Stated task: Comb the records below for the string "that" and copy each line where it turns up.

Task input:
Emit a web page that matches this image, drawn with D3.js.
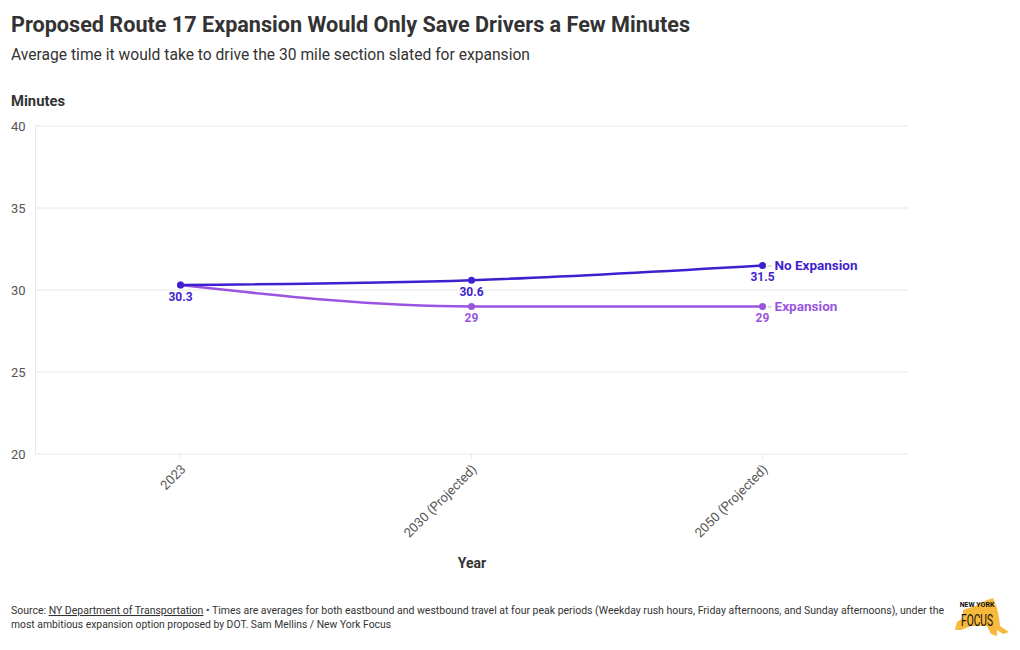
<!DOCTYPE html>
<html><head><meta charset="utf-8">
<script src="https://cdn.jsdelivr.net/npm/d3@7"></script>
<style>
body{margin:0;background:#fff;}
svg{display:block;font-family:"Source Sans Pro","Roboto","Noto Sans",sans-serif;}
</style></head>
<body>
<svg id="c" width="1020" height="650"></svg>
<script>
const categories = ["2023", "2030 (Projected)", "2050 (Projected)"];
const seriesNames = ["No Expansion", "Expansion"];
const noExpansion = [30.3, 30.6, 31.5];
const expansion = [30.3, 29, 29];
const valueLabelsNo = ["30.3", "30.6", "31.5"];
const valueLabelsExp = ["", "29", "29"];
const yTicks = [20, 25, 30, 35, 40];
const colors = ["#3f1fd0", "#9a55e0"];

const svg = d3.select("#c");

// Titles
svg.append("text").attr("x", 11).attr("y", 32).attr("font-size", 22).attr("font-weight", 700)
  .attr("fill", "#333").attr("textLength", 679).attr("lengthAdjust","spacingAndGlyphs")
  .text("Proposed Route 17 Expansion Would Only Save Drivers a Few Minutes");
svg.append("text").attr("x", 11).attr("y", 60).attr("font-size", 16).attr("fill", "#333")
  .attr("textLength", 519).attr("lengthAdjust","spacingAndGlyphs")
  .text("Average time it would take to drive the 30 mile section slated for expansion");
svg.append("text").attr("x", 11).attr("y", 106).attr("font-size", 14).attr("font-weight", 700)
  .attr("fill", "#333").attr("textLength", 54).attr("lengthAdjust","spacingAndGlyphs").text("Minutes");

const x = d3.scalePoint().domain(categories).range([35, 908]).padding(0.5);
const y = d3.scaleLinear().domain([20, 40]).range([454, 126]);

// grid
svg.append("g").selectAll("line").data(yTicks).join("line")
  .attr("x1", 35).attr("x2", 908).attr("y1", d => y(d)).attr("y2", d => y(d))
  .attr("stroke", "#e8e8e8").attr("stroke-width", 1);
svg.append("line").attr("x1", 35.5).attr("x2", 35.5).attr("y1", y(40)).attr("y2", y(20))
  .attr("stroke", "#e8e8e8");

// y axis labels
svg.append("g").selectAll("text").data(yTicks).join("text")
  .attr("x", 11).attr("y", d => y(d) + 5).attr("font-size", 13).attr("fill", "#555")
  .text(d => d);

// x ticks
const xg = svg.append("g");
xg.selectAll("line").data(categories).join("line")
  .attr("x1", d => x(d)).attr("x2", d => x(d)).attr("y1", 454).attr("y2", 459)
  .attr("stroke", "#e8e8e8");
xg.selectAll("text").data(categories).join("text")
  .attr("transform", d => `translate(${x(d) + 6},${470}) rotate(-45)`)
  .attr("text-anchor", "end").attr("font-size", 13).attr("fill", "#555")
  .text(d => d);

svg.append("text").attr("x", 472).attr("y", 568).attr("text-anchor", "middle")
  .attr("font-size", 14).attr("font-weight", 700).attr("fill", "#333").text("Year");

// lines
const line = d3.line().x((d, i) => x(categories[i])).y(d => y(d)).curve(d3.curveMonotoneX);
const data = [noExpansion, expansion];
const labels = [valueLabelsNo, valueLabelsExp];
[1, 0].forEach(s => {
  svg.append("path").datum(data[s]).attr("d", line).attr("fill", "none")
    .attr("stroke", colors[s]).attr("stroke-width", 2.5);
});
[1, 0].forEach(s => {
  svg.append("g").selectAll("circle").data(data[s]).join("circle")
    .attr("cx", (d, i) => x(categories[i])).attr("cy", d => y(d)).attr("r", 3.5)
    .attr("fill", colors[s]);
  svg.append("g").selectAll("text").data(data[s]).join("text")
    .attr("x", (d, i) => x(categories[i])).attr("y", d => y(d) + 16)
    .attr("text-anchor", "middle").attr("font-size", 12).attr("font-weight", 700)
    .attr("fill", colors[s]).text((d, i) => labels[s][i]);
  const last = data[s][data[s].length - 1];
  const lx = x(categories[categories.length - 1]);
  svg.append("line").attr("x1", lx + 5).attr("x2", lx + 9).attr("y1", y(last) + 0.5).attr("y2", y(last) + 0.5)
    .attr("stroke", "#bbb").attr("stroke-width", 1);
  svg.append("text").attr("x", lx + 12).attr("y", y(last) + 5).attr("font-size", 13)
    .attr("font-weight", 700).attr("fill", colors[s])
    .attr("textLength", s === 0 ? 83 : 63).attr("lengthAdjust","spacingAndGlyphs").text(seriesNames[s]);
});

// footer
const f1 = svg.append("text").attr("x", 11).attr("y", 614).attr("font-size", 10.5).attr("fill", "#333")
  .attr("textLength", 933).attr("lengthAdjust","spacingAndGlyphs");
f1.append("tspan").text("Source: ");
f1.append("tspan").attr("text-decoration", "underline").text("NY Department of Transportation");
f1.append("tspan").text(" • Times are averages for both eastbound and westbound travel at four peak periods (Weekday rush hours, Friday afternoons, and Sunday afternoons), under the");
svg.append("text").attr("x", 11).attr("y", 628).attr("font-size", 10.5).attr("fill", "#333")
  .attr("textLength", 380).attr("lengthAdjust","spacingAndGlyphs")
  .text("most ambitious expansion option proposed by DOT. Sam Mellins / New York Focus");

// logo
const lg = svg.append("g").attr("transform", "translate(953,596)");
lg.append("path").attr("d", "M10,14 L22,10 L34,4 L40,2 L44,12 L46,22 L47,30 L56,36 L50,38 L44,34 L44,40 L38,38 L34,30 L18,30 L8,34 L2,34 L4,26 L10,22 Z")
  .attr("fill", "#f6b93b");
lg.append("text").attr("x", 24).attr("y", 11).attr("text-anchor", "middle").attr("font-size", 7)
  .attr("font-weight", 700).attr("fill", "#111").text("NEW YORK");
lg.append("text").attr("x", 24).attr("y", 30).attr("text-anchor", "middle").attr("font-size", 17)
  .attr("fill", "#111").attr("textLength", 32)
  .attr("lengthAdjust","spacingAndGlyphs").text("FOCUS");
</script>
</body></html>
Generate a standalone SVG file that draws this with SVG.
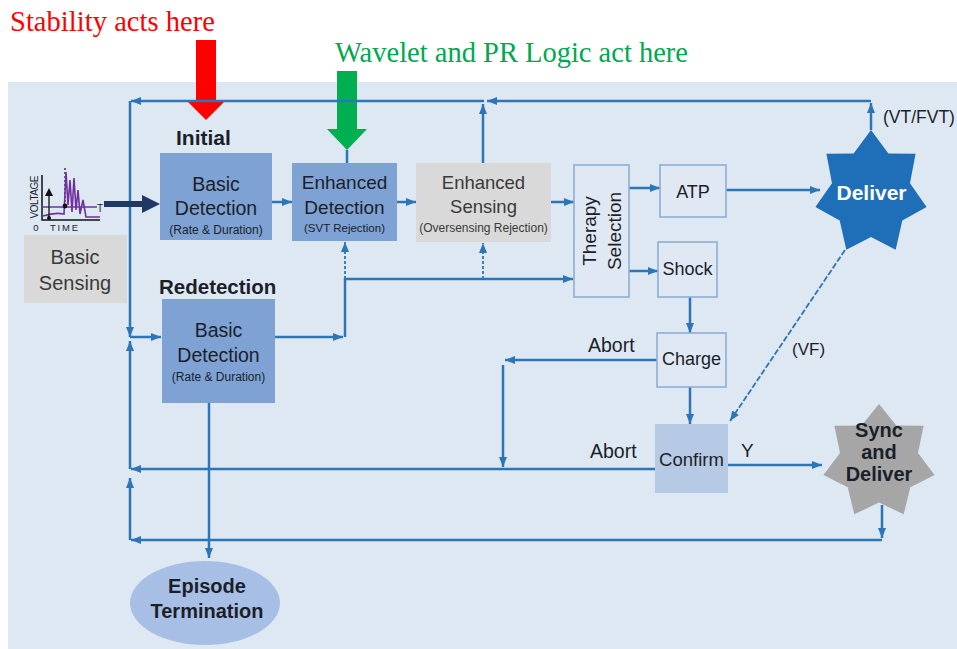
<svg xmlns="http://www.w3.org/2000/svg" width="957" height="649" viewBox="0 0 957 649">
  <defs>
    <style>
      .t { font-family: "Liberation Sans", Arial, sans-serif; fill: #1b1f2a; }
      .g { fill: #3a3a3a; }
      .b { font-weight: bold; }
      .m { text-anchor: middle; }
      .note { font-family: "Liberation Serif", "Times New Roman", serif; font-size: 28.5px; }
      .c { fill: none; stroke: #2e75b6; stroke-width: 2.5; }
      .d { stroke-dasharray: 3 2; stroke-width: 1.8; }
      .dd { stroke-dasharray: 6 2; stroke-width: 1.8; }
      .blue { fill: #7ea2d4; }
      .outl { fill: #dfe8f3; stroke: #8cadd6; stroke-width: 1.6; }
    </style>
    <marker id="ah" markerUnits="userSpaceOnUse" markerWidth="10" markerHeight="8" refX="10" refY="4" orient="auto">
      <path d="M0,0 L10,4 L0,8 z" fill="#2e75b6" stroke="none"/>
    </marker>
  </defs>

  <!-- page and panel -->
  <rect x="0" y="0" width="957" height="649" fill="#ffffff"/>
  <rect x="8" y="82" width="949" height="567" fill="#dee8f3"/>

  <!-- annotations above the panel -->
  <g id="stability-note">
    <text class="note" x="10" y="31" fill="#ff0000" textLength="205">Stability acts here</text>
    <polygon points="196,40 216,40 216,100 226,100 206,120 186,100 196,100" fill="#ff0000"/>
  </g>
  <g id="wavelet-note">
    <text class="note" x="335" y="62" fill="#00a850" textLength="353">Wavelet and PR Logic act here</text>
    <polygon points="337,71 357,71 357,129 367,129 347,150 327,129 337,129" fill="#00b050"/>
  </g>

  <!-- connectors -->
  <g id="connectors">
    <path class="c" d="M347,150 V163"/>
    <path class="c" d="M272,202 H292" marker-end="url(#ah)"/>
    <path class="c" d="M397,202 H416" marker-end="url(#ah)"/>
    <path class="c" d="M551,202 H574" marker-end="url(#ah)"/>
    <path class="c" d="M629,188 H660" marker-end="url(#ah)"/>
    <path class="c" d="M629,271 H658" marker-end="url(#ah)"/>
    <path class="c" d="M726,190 H820" marker-end="url(#ah)"/>
    <path class="c" d="M690,297 V333" marker-end="url(#ah)"/>
    <path class="c" d="M690,387 V424" marker-end="url(#ah)"/>
    <!-- return path along the top -->
    <path class="c" d="M871,130 V103" marker-end="url(#ah)"/>
    <path class="c" d="M871,101 H487" marker-end="url(#ah)"/>
    <path class="c" d="M484,101 H131" marker-end="url(#ah)"/>
    <path class="c" d="M483,163 V104" marker-end="url(#ah)"/>
    <!-- left bus -->
    <path class="c" d="M130,101 V337" marker-end="url(#ah)"/>
    <path class="c" d="M130,540 V478" marker-end="url(#ah)"/>
    <path class="c" d="M130,469 V341" marker-end="url(#ah)"/>
    <path class="c" d="M130,337 H161" marker-end="url(#ah)"/>
    <!-- redetection output -->
    <path class="c" d="M275,337 H343" marker-end="url(#ah)"/>
    <path class="c" d="M345,337 V279 H573" marker-end="url(#ah)"/>
    <path class="c d" d="M345,279 V242" marker-end="url(#ah)"/>
    <path class="c d" d="M483,279 V243" marker-end="url(#ah)"/>
    <path class="c" d="M209,403 V558" marker-end="url(#ah)"/>
    <!-- aborts -->
    <path class="c" d="M657,360 H505" marker-end="url(#ah)"/>
    <path class="c" d="M503,365 V467" marker-end="url(#ah)"/>
    <path class="c" d="M655,469 H131" marker-end="url(#ah)"/>
    <!-- confirm / sync -->
    <path class="c" d="M728,465 H822" marker-end="url(#ah)"/>
    <path class="c" d="M882,505 V538" marker-end="url(#ah)"/>
    <path class="c" d="M882,540 H131" marker-end="url(#ah)"/>
    <path class="c dd" d="M845,250 L730,421" marker-end="url(#ah)"/>
    <!-- sensing input -->
    <path d="M104,204 H144" stroke="#1f3864" stroke-width="6" fill="none"/>
    <polygon points="142,195 160,204 142,213" fill="#1f3864"/>
    <!-- connector labels -->
    <text class="t" x="883" y="123" font-size="17.5">(VT/FVT)</text>
    <text class="t" x="792" y="355" font-size="17">(VF)</text>
    <text class="t" x="588" y="352" font-size="19.5">Abort</text>
    <text class="t" x="590" y="458" font-size="19.5">Abort</text>
    <text class="t" x="741" y="457" font-size="19">Y</text>
  </g>

  <!-- nodes -->
  <g id="basic-sensing">
    <g id="signal-icon">
      <text class="t" transform="translate(37.5,197) rotate(-90)" font-size="10" text-anchor="middle" textLength="43">VOLTAGE</text>
      <text class="t" x="36" y="231" font-size="9.5" text-anchor="middle">0</text>
      <text class="t" x="50" y="231" font-size="9.5" textLength="28">TIME</text>
      <text class="t" x="97" y="212" font-size="10">T</text>
      <path d="M42,175 V220 H100" fill="none" stroke="#111" stroke-width="1.5"/>
      <path d="M65,168 V204" fill="none" stroke="#111" stroke-width="1.2" stroke-dasharray="2 2"/>
      <path d="M43,216 Q55,212 64,214 L66,172 L68,205 L70,180 L72,212 L74,178 L76,210 L78,190 L80,214 L83,200 L86,217 L100,217" fill="none" stroke="#7030a0" stroke-width="1.6"/>
      <path d="M42,207 H97" fill="none" stroke="#7030a0" stroke-width="1.6"/>
      <path d="M49,217 V194" fill="none" stroke="#111" stroke-width="1.3"/>
      <polygon points="45,196 49,188 53,196" fill="#111"/>
      <circle cx="65" cy="206" r="2.4" fill="#111"/>
      <circle cx="49" cy="218" r="2" fill="#111"/>
    </g>
    <rect x="24" y="235" width="103" height="68" fill="#d9d9d9"/>
    <text class="t g m" x="75" y="264" font-size="20">Basic</text>
    <text class="t g m" x="75" y="290" font-size="20">Sensing</text>
  </g>

  <g id="initial-detection">
    <text class="t b" x="176" y="145" font-size="21">Initial</text>
    <rect class="blue" x="160" y="153" width="112" height="87"/>
    <text class="t m" x="216" y="191" font-size="19.5">Basic</text>
    <text class="t m" x="216" y="215" font-size="19.5">Detection</text>
    <text class="t m" x="216" y="234" font-size="12">(Rate &amp; Duration)</text>
  </g>

  <g id="enhanced-detection">
    <rect class="blue" x="292" y="163" width="105" height="78"/>
    <text class="t m" x="344.5" y="189" font-size="19">Enhanced</text>
    <text class="t m" x="344.5" y="214" font-size="19">Detection</text>
    <text class="t m" x="344.5" y="232" font-size="11.5">(SVT Rejection)</text>
  </g>

  <g id="enhanced-sensing">
    <rect x="416" y="163" width="135" height="79" fill="#d9d9d9"/>
    <text class="t g m" x="483.5" y="189" font-size="18.5">Enhanced</text>
    <text class="t g m" x="483.5" y="213" font-size="18.5">Sensing</text>
    <text class="t g m" x="483.5" y="232" font-size="12">(Oversensing Rejection)</text>
  </g>

  <g id="therapy-selection">
    <rect class="outl" x="574" y="165" width="55" height="132"/>
    <text class="t m" transform="translate(596,231) rotate(-90)" font-size="19">Therapy</text>
    <text class="t m" transform="translate(621,231) rotate(-90)" font-size="19">Selection</text>
  </g>

  <g id="atp">
    <rect class="outl" x="660" y="165" width="66" height="52"/>
    <text class="t m" x="693" y="198" font-size="18">ATP</text>
  </g>

  <g id="shock">
    <rect class="outl" x="658" y="242" width="59" height="55"/>
    <text class="t m" x="687.5" y="275" font-size="18">Shock</text>
  </g>

  <g id="charge">
    <rect class="outl" x="657" y="333" width="69" height="54"/>
    <text class="t m" x="691.5" y="365" font-size="18">Charge</text>
  </g>

  <g id="confirm">
    <rect x="655" y="424" width="73" height="69" fill="#b7cae5"/>
    <text class="t m" x="691.5" y="466" font-size="18.5">Confirm</text>
  </g>

  <g id="redetection">
    <text class="t b" x="159" y="294" font-size="20.5">Redetection</text>
    <rect class="blue" x="162" y="299" width="113" height="104"/>
    <text class="t m" x="218.5" y="337" font-size="19.5">Basic</text>
    <text class="t m" x="218.5" y="362" font-size="19.5">Detection</text>
    <text class="t m" x="218.5" y="381" font-size="12">(Rate &amp; Duration)</text>
  </g>

  <g id="episode-termination">
    <ellipse cx="205" cy="603" rx="75" ry="42" fill="#a8bfe5"/>
    <text class="t b m" x="207" y="593" font-size="20">Episode</text>
    <text class="t b m" x="207" y="618" font-size="20">Termination</text>
  </g>

  <g id="deliver">
    <polygon fill="#1f6fb8" points="871,130 888.4,153.4 915.6,153.7 910,183.2 926.6,207 902.3,220.4 895.7,249.8 871,237 846.3,249.8 839.7,220.4 815.4,207 832,183.2 826.4,153.7 853.6,153.4"/>
    <text class="b m" x="871.5" y="200" font-size="21" font-family="Liberation Sans, Arial, sans-serif" fill="#ffffff">Deliver</text>
  </g>

  <g id="sync-and-deliver">
    <polygon fill="#a6a6a6" points="879,404 896.4,425.4 923.6,425.8 918,453 934.6,474.9 910.3,487.3 903.7,514.3 879,502.6 854.3,514.3 847.7,487.3 823.4,474.9 840,453 834.4,425.8 861.6,425.4"/>
    <text class="t b m" x="879" y="437" font-size="20">Sync</text>
    <text class="t b m" x="879" y="459" font-size="20">and</text>
    <text class="t b m" x="879" y="481" font-size="20">Deliver</text>
  </g>
</svg>
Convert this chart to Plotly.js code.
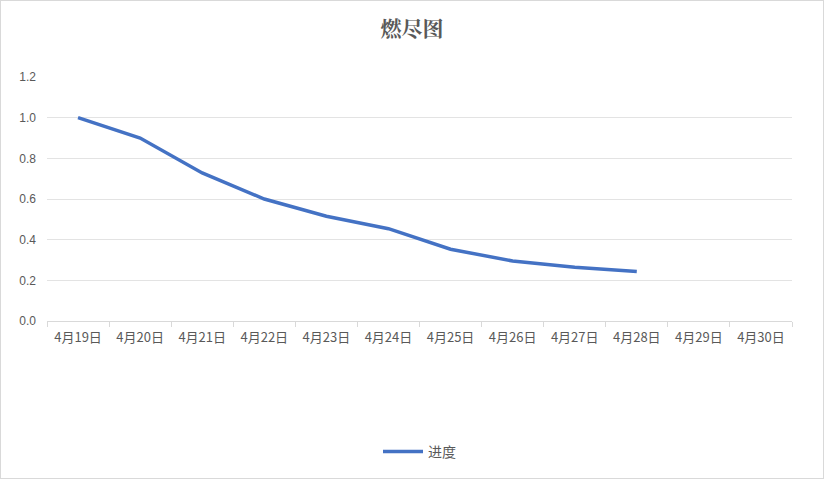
<!DOCTYPE html>
<html>
<head>
<meta charset="utf-8">
<script src="https://cdn.plot.ly/plotly-3.0.1.min.js"></script>
<style>
html,body{margin:0;padding:0;background:#fff;}
#chart{width:822px;height:477px;border:1px solid #d9d9d9;}
</style>
</head>
<body>
<div id="chart"></div>
<script>
const categories = ["4月19日","4月20日","4月21日","4月22日","4月23日","4月24日","4月25日","4月26日","4月27日","4月28日","4月29日","4月30日"];
const progress = [1.0, 0.90, 0.728, 0.60, 0.515, 0.454, 0.353, 0.295, 0.264, 0.243, null, null];
const seriesName = "进度";
const yTicks = [0, 0.2, 0.4, 0.6, 0.8, 1.0, 1.2];

const trace = {
  x: categories,
  y: progress,
  type: 'scatter',
  mode: 'lines',
  name: seriesName,
  line: {color: '#4472C4', width: 3.5, shape: 'linear'},
  connectgaps: false,
  hoverinfo: 'x+y'
};
const layout = {
  width: 822, height: 477,
  margin: {l: 46, r: 31, t: 76, b: 156},
  paper_bgcolor: '#fff', plot_bgcolor: '#fff',
  title: {text: '燃尽图', x: 0.5, xanchor: 'center', y: 0.943, yanchor: 'middle',
    font: {family: '"Noto Serif CJK SC", "Noto Sans CJK SC", serif', size: 21, color: '#595959', weight: 'bold'}},
  showlegend: true,
  legend: {orientation: 'h', x: 0.5, xanchor: 'center', y: -0.53, yanchor: 'middle',
    itemwidth: 40,
    font: {family: '"Noto Sans CJK SC", sans-serif', size: 14, color: '#595959'}},
  xaxis: {
    type: 'category', categoryorder: 'array', categoryarray: categories,
    tickmode: 'array', tickvals: categories, ticktext: categories,
    tickson: 'boundaries', ticks: 'outside', ticklen: 5, tickcolor: '#d9d9d9',
    showline: true, linecolor: '#d9d9d9', linewidth: 1,
    showgrid: false, zeroline: false,
    tickfont: {family: '"Noto Sans CJK SC", sans-serif', size: 13, color: '#595959'},
    ticklabelstandoff: 4,
    range: [-0.5, categories.length - 0.5], fixedrange: true
  },
  yaxis: {
    range: [0, 1.2], tickvals: yTicks, tickformat: '.1f',
    showgrid: true, gridcolor: '#e3e3e3', gridwidth: 1,
    zeroline: false, showline: false, ticks: '',
    tickfont: {family: '"Liberation Sans", sans-serif', size: 12, color: '#595959'},
    ticklabelstandoff: 10, fixedrange: true
  }
};
Plotly.newPlot('chart', [trace], layout, {displayModeBar: false, staticPlot: true});
</script>
</body>
</html>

Exercise response:
Emit a web page that matches this image, drawn with D3.js.
Generate a standalone SVG file that draws this with SVG.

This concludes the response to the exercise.